I’d written for the likes of ‘Alas Smith & Jones’ and ‘Mr. Bean’ and had penned and polished a few film scripts. The film company, ‘Working Title’ commissioned a script from me years ago but it never got to the screen. ‘The Blue Tailed Falcon’ was its title and the producer suggested it would make a better book. Though there was a fair amount of comedy in the script, the film was essentially to be a mystery thriller.
Years later, I wrote seven chapters of a book version, renaming it, ‘Rough Music’ and sent them to Steve Jeanes, a writer friend in Brighton , anticipating great praise, of course. I was therefore thoroughly miffed with his emailed response: “Must meet for a pint. You can’t write!”
So, with a few well-rehearsed insults and mentally dragging my trophy cabinet behind me (not a burdensome task, sadly) I entered ‘The Open House’ pub in Brighton.
“Are you mad?” I almost yelled, There was such pity in his eyes when he replied, “You can’t write, mate. I’ll get ‘em in.”
I sat, fuming, until he tipped up at the table with the drinks, and launched into a grand list of my achievements, starting with the fact that ‘Mr. Bean’ continues to sell to over 150 countries with new audiences for the show being born every day. I understood story structure, I told him, blah, blah, blah… I understood character development!

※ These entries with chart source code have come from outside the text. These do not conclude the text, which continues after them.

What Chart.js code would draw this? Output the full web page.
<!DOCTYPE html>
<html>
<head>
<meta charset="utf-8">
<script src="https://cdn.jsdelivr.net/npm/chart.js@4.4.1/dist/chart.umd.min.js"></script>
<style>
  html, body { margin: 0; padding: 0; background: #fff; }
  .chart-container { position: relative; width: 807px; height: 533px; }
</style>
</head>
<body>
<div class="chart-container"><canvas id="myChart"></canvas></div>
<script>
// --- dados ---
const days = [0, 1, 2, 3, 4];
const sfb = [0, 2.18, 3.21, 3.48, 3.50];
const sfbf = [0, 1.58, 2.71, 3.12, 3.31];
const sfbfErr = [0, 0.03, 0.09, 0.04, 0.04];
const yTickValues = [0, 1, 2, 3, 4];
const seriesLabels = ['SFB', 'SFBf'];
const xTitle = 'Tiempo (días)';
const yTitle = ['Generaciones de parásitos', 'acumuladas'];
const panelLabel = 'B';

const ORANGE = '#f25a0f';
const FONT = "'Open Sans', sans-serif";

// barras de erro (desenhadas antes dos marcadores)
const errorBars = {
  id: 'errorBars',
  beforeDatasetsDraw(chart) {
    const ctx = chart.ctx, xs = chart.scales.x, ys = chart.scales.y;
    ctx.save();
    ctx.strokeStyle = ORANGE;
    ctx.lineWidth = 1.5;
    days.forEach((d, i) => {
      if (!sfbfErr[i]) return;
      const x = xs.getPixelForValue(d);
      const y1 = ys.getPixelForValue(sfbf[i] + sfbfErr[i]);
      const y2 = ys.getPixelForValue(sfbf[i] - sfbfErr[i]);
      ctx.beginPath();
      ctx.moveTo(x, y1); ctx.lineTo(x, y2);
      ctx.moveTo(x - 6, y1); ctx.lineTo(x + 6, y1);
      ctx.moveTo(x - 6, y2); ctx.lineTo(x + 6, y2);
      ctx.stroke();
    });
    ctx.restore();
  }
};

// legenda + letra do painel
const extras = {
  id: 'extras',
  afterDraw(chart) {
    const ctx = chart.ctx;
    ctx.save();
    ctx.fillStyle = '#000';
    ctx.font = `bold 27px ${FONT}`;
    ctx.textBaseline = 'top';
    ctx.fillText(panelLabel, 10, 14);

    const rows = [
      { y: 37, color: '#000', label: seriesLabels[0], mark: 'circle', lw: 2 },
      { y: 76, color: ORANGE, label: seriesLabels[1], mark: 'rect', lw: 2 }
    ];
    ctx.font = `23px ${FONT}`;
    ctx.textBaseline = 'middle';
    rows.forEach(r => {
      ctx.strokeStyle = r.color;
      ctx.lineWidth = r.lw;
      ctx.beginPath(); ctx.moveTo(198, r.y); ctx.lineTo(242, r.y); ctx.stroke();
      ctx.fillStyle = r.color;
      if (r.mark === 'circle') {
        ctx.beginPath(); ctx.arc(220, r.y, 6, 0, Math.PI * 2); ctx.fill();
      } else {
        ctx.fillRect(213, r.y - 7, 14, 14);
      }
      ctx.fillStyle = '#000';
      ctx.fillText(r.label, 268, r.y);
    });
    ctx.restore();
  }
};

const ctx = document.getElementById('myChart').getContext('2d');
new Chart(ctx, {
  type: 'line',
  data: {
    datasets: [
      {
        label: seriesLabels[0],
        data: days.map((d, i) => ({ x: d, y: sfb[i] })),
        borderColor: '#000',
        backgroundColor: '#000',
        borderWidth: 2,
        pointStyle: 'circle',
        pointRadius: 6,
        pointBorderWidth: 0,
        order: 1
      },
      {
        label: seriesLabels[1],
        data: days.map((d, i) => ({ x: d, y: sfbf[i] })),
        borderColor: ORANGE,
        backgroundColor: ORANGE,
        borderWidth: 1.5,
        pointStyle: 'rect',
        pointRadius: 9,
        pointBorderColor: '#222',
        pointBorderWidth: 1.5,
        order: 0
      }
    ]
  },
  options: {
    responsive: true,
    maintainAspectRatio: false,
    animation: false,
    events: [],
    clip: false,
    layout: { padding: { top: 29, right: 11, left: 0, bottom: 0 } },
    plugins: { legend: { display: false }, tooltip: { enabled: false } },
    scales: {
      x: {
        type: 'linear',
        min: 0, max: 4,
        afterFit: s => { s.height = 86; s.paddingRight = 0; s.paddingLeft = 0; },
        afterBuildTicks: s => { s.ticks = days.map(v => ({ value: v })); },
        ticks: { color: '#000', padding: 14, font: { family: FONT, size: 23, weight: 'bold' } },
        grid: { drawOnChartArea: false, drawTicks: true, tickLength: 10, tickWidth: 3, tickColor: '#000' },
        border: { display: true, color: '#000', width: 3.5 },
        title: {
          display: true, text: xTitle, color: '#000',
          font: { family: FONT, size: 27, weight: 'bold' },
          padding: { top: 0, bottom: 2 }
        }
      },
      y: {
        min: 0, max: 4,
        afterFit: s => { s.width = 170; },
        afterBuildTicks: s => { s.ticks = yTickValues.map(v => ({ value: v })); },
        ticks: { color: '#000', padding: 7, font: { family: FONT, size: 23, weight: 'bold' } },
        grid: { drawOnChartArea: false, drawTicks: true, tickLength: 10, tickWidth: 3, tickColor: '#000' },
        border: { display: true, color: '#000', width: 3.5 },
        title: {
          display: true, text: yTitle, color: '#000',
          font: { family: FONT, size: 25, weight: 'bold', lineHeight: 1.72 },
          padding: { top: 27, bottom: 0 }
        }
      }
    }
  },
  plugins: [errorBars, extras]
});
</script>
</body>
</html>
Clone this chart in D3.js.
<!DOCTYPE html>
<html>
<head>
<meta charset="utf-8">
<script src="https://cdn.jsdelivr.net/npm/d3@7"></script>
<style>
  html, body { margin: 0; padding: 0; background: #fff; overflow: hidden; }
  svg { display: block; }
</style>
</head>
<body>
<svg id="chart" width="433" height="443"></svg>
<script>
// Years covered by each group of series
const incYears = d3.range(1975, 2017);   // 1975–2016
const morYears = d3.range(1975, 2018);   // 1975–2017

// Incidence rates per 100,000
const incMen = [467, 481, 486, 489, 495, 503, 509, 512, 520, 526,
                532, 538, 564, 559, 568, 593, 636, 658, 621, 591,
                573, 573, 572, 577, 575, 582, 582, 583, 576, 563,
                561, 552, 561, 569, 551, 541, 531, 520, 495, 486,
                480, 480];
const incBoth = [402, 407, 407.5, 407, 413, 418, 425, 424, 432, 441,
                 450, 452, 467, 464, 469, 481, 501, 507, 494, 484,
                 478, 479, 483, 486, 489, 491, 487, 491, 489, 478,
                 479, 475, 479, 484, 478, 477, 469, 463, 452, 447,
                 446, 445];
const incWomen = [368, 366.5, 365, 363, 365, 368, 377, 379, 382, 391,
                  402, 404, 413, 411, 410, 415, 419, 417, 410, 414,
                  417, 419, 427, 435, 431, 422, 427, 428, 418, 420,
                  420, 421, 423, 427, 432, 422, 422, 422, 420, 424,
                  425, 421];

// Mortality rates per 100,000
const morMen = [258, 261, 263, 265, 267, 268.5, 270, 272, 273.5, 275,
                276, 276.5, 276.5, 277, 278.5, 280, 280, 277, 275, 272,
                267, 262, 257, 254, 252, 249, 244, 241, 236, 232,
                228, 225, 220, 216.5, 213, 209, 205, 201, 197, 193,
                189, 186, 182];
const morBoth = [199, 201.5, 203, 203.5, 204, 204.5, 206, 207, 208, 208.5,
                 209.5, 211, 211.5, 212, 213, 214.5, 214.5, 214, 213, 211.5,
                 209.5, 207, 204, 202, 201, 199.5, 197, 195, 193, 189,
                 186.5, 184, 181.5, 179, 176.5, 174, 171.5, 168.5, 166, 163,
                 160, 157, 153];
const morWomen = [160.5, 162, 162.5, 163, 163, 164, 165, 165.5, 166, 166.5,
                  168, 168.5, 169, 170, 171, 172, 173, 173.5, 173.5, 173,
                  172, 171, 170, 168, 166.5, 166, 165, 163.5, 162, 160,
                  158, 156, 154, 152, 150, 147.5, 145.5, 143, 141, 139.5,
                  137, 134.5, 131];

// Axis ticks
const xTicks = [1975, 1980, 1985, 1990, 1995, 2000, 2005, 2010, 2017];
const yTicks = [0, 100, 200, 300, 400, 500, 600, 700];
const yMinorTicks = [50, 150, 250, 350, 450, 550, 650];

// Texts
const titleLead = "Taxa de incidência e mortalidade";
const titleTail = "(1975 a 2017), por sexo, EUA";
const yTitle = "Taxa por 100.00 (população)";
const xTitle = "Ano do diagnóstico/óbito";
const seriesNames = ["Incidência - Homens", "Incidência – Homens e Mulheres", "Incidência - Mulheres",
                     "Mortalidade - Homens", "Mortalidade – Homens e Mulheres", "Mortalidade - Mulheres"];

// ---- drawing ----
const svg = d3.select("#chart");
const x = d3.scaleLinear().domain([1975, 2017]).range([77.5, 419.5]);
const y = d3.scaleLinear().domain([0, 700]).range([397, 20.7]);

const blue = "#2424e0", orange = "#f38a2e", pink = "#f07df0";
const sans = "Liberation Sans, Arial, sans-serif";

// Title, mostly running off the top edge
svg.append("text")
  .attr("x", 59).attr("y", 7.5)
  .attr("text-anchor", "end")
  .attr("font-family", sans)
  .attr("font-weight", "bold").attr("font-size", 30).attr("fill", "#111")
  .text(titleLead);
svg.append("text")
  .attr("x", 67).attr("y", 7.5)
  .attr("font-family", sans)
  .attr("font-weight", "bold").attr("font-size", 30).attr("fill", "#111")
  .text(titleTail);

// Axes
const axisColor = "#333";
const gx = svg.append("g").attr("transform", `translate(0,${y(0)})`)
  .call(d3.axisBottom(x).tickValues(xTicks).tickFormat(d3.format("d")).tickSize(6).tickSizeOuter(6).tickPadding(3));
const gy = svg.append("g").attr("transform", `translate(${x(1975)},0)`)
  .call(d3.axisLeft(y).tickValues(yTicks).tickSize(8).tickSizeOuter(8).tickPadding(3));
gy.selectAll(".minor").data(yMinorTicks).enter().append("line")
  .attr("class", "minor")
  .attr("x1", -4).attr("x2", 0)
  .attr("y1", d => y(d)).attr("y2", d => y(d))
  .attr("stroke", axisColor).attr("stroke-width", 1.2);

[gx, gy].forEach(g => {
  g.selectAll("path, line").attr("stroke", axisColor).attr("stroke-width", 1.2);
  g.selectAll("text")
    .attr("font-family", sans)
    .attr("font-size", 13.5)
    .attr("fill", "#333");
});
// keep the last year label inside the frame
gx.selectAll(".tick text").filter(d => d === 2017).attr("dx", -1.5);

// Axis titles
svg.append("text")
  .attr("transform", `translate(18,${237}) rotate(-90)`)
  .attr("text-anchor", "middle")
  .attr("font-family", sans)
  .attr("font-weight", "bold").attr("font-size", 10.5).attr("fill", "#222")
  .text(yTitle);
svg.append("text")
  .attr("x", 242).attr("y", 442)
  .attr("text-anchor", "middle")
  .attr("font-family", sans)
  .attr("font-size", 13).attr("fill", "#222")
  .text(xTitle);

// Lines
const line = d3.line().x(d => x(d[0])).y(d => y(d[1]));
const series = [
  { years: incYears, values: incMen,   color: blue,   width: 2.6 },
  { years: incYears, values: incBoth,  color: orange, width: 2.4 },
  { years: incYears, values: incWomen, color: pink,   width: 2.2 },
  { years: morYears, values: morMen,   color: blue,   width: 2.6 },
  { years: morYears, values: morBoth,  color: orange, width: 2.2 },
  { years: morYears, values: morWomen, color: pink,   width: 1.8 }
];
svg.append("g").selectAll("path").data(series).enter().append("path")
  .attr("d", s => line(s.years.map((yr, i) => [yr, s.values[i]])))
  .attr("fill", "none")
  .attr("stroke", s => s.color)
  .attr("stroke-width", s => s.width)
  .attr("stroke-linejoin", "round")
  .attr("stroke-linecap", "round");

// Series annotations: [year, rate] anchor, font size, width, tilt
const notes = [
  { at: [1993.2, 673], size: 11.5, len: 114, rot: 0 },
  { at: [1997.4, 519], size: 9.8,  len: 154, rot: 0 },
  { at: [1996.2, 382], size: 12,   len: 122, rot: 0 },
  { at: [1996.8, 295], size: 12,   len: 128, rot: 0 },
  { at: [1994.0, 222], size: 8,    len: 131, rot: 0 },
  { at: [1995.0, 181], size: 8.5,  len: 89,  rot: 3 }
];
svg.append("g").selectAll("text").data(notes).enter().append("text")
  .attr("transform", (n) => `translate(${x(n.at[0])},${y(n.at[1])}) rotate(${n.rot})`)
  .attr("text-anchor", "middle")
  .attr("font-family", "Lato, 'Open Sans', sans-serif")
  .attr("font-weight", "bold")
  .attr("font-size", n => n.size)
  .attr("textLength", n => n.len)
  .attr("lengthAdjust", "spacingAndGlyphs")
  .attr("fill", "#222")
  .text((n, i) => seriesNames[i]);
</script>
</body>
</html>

“I’ve done the Robert McKee course twice and the John Truby lectures, for God’s sake!” (Movie writing gurus). I had the skills, and all the right tools and I had good ideas, I whined.
Steve took a thoughtful sip of his Guinness and proved to me in ten minutes that, indeed, I could not write.

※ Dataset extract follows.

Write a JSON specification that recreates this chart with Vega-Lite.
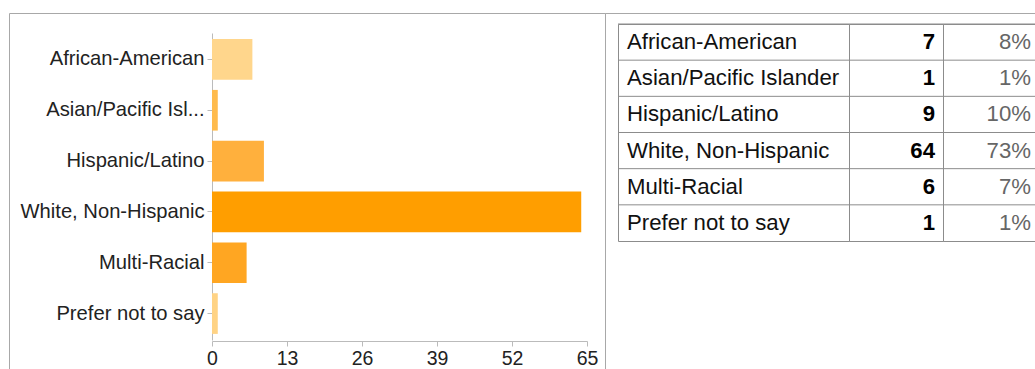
{
  "$schema": "https://vega.github.io/schema/vega-lite/v6.json",
  "padding": {"left": 8, "top": 12, "right": 0, "bottom": 0},
  "autosize": {"type": "pad"},
  "background": "white",
  "datasets": {
    "races": [
      {"race": "African-American", "count": 7, "pct": 0.08},
      {"race": "Asian/Pacific Islander", "count": 1, "pct": 0.01},
      {"race": "Hispanic/Latino", "count": 9, "pct": 0.10},
      {"race": "White, Non-Hispanic", "count": 64, "pct": 0.73},
      {"race": "Multi-Racial", "count": 6, "pct": 0.07},
      {"race": "Prefer not to say", "count": 1, "pct": 0.01}
    ]
  },
  "config": {
    "font": "Liberation Sans",
    "view": {"stroke": "#a8a8a8"},
    "concat": {"spacing": 0}
  },
  "bounds": "flush",
  "hconcat": [
    {
      "width": 596,
      "height": 357,
      "data": {"name": "races"},
      "mark": {"type": "bar"},
      "encoding": {
        "y": {
          "field": "race", "type": "nominal", "sort": null,
          "scale": {"range": [20, 327], "paddingInner": 0.2, "paddingOuter": 0.12},
          "axis": {
            "title": null, "offset": -203, "labelFontSize": 20.2, "labelColor": "#222",
            "labelPadding": 3, "tickSize": 5, "tickColor": "#bbbbbb", "domainColor": "#bbbbbb",
            "labelLimit": 300,
            "labelExpr": "length(datum.label) > 19 ? substring(datum.label, 0, 17) + '...' : datum.label"
          }
        },
        "x": {
          "field": "count", "type": "quantitative",
          "scale": {"domain": [0, 65], "range": [203, 578], "nice": false},
          "axis": {
            "title": null, "offset": -29, "values": [0, 13, 26, 39, 52, 65], "grid": false,
            "labelFontSize": 19.5, "labelColor": "#222", "labelPadding": 3, "tickSize": 5,
            "tickColor": "#bbbbbb", "domainColor": "#bbbbbb", "labelFlush": false
          }
        },
        "color": {
          "field": "race", "type": "nominal", "legend": null,
          "scale": {
            "domain": ["African-American", "Asian/Pacific Islander", "Hispanic/Latino", "White, Non-Hispanic", "Multi-Racial", "Prefer not to say"],
            "range": ["#ffd68c", "#ffbb4d", "#ffb03d", "#ff9e00", "#ffa622", "#ffd385"]
          }
        }
      }
    },
    {
      "spacing": 10,
      "bounds": "flush",
      "vconcat": [
        {
          "width": 431, "height": 0.001,
          "view": {"stroke": "#a8a8a8"},
          "data": {"values": []},
          "mark": "point",
          "encoding": {}
        },
        {
          "spacing": 0,
          "bounds": "flush",
          "hconcat": [
            {
              "width": 13, "height": 217,
              "view": {"stroke": null},
              "data": {"values": []},
              "mark": "point",
              "encoding": {}
            },
            {
              "width": 231, "height": 217,
              "view": {"stroke": "#8c8c8c"},
              "data": {"name": "races"},
              "encoding": {
                "y": {"field": "race", "type": "nominal", "sort": null, "scale": {"paddingInner": 0, "paddingOuter": 0}, "axis": null}
              },
              "layer": [
                {"mark": {"type": "rule", "color": "#8c8c8c"}, "encoding": {"y": {"field": "race", "type": "nominal", "sort": null, "bandPosition": 0}}},
                {
                  "mark": {"type": "text", "align": "left", "dx": 9, "fontSize": 22.2, "color": "#111"},
                  "encoding": {
                    "x": {"datum": 0, "type": "quantitative", "scale": {"domain": [0, 1]}, "axis": null},
                    "text": {"field": "race"}
                  }
                }
              ]
            },
            {
              "width": 94, "height": 217,
              "view": {"stroke": "#8c8c8c"},
              "data": {"name": "races"},
              "encoding": {
                "y": {"field": "race", "type": "nominal", "sort": null, "scale": {"paddingInner": 0, "paddingOuter": 0}, "axis": null}
              },
              "layer": [
                {"mark": {"type": "rule", "color": "#8c8c8c"}, "encoding": {"y": {"field": "race", "type": "nominal", "sort": null, "bandPosition": 0}}},
                {
                  "mark": {"type": "text", "align": "right", "dx": -8, "fontSize": 22.2, "fontWeight": "bold", "color": "#000"},
                  "encoding": {
                    "x": {"datum": 1, "type": "quantitative", "scale": {"domain": [0, 1]}, "axis": null},
                    "text": {"field": "count", "type": "quantitative"}
                  }
                }
              ]
            },
            {
              "width": 92, "height": 217,
              "view": {"stroke": "#8c8c8c"},
              "data": {"name": "races"},
              "encoding": {
                "y": {"field": "race", "type": "nominal", "sort": null, "scale": {"paddingInner": 0, "paddingOuter": 0}, "axis": null}
              },
              "layer": [
                {"mark": {"type": "rule", "color": "#8c8c8c"}, "encoding": {"y": {"field": "race", "type": "nominal", "sort": null, "bandPosition": 0}}},
                {
                  "mark": {"type": "text", "align": "right", "dx": -4, "fontSize": 22.2, "color": "#666"},
                  "encoding": {
                    "x": {"datum": 1, "type": "quantitative", "scale": {"domain": [0, 1]}, "axis": null},
                    "text": {"field": "pct", "type": "quantitative", "format": ".0%"}
                  }
                }
              ]
            }
          ]
        }
      ]
    }
  ]
}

In my first attempt at ‘Rough Music’, I’d made the most obvious blunders of a first-timer. The list of errors was long and I’m embarrassed to even admit to some of them here.
‘Point of View.’ I was telling the story through the heads of two characters in the same scene or sequence at the same time, which really doesn’t feel right to the reader. ‘Show Don’t Tell’. Don’t say it happened, let the reader see it happen. I was guilty on both those counts and more.
I’ve read books since I was young and do so obsessively now, and I still hadn’t noticed the smoke and mirrors that authors employ in their craft. I foolishly thought it was just us TV and film writers that, oh so cleverly, ‘suspended disbelief’ in our work, for instance. Doh!
After that rap on the knuckles, I spent a year doing what I should’ve done in the first place and learned how to write books, which is very different from scriptwriting. After all, as Steve put it, “Even if you were a plumber, you wouldn’t install central heating in your house without learning how to do it first.” After almost thirty years as a writer, I still had to go back to school. And I’m still learning.
It is said that there is a book in all of us, and that is true, but only if we take the time to learn how to do it. Most of us already have the tools, there’s just a few more worth putting in the box. And the great thing is, it’s a really enjoyable process. To that end, there are plenty of books and creative writing courses out there, and loads of free stuff online. So, those of you who have a book in you – no excuses – just get going. And good luck!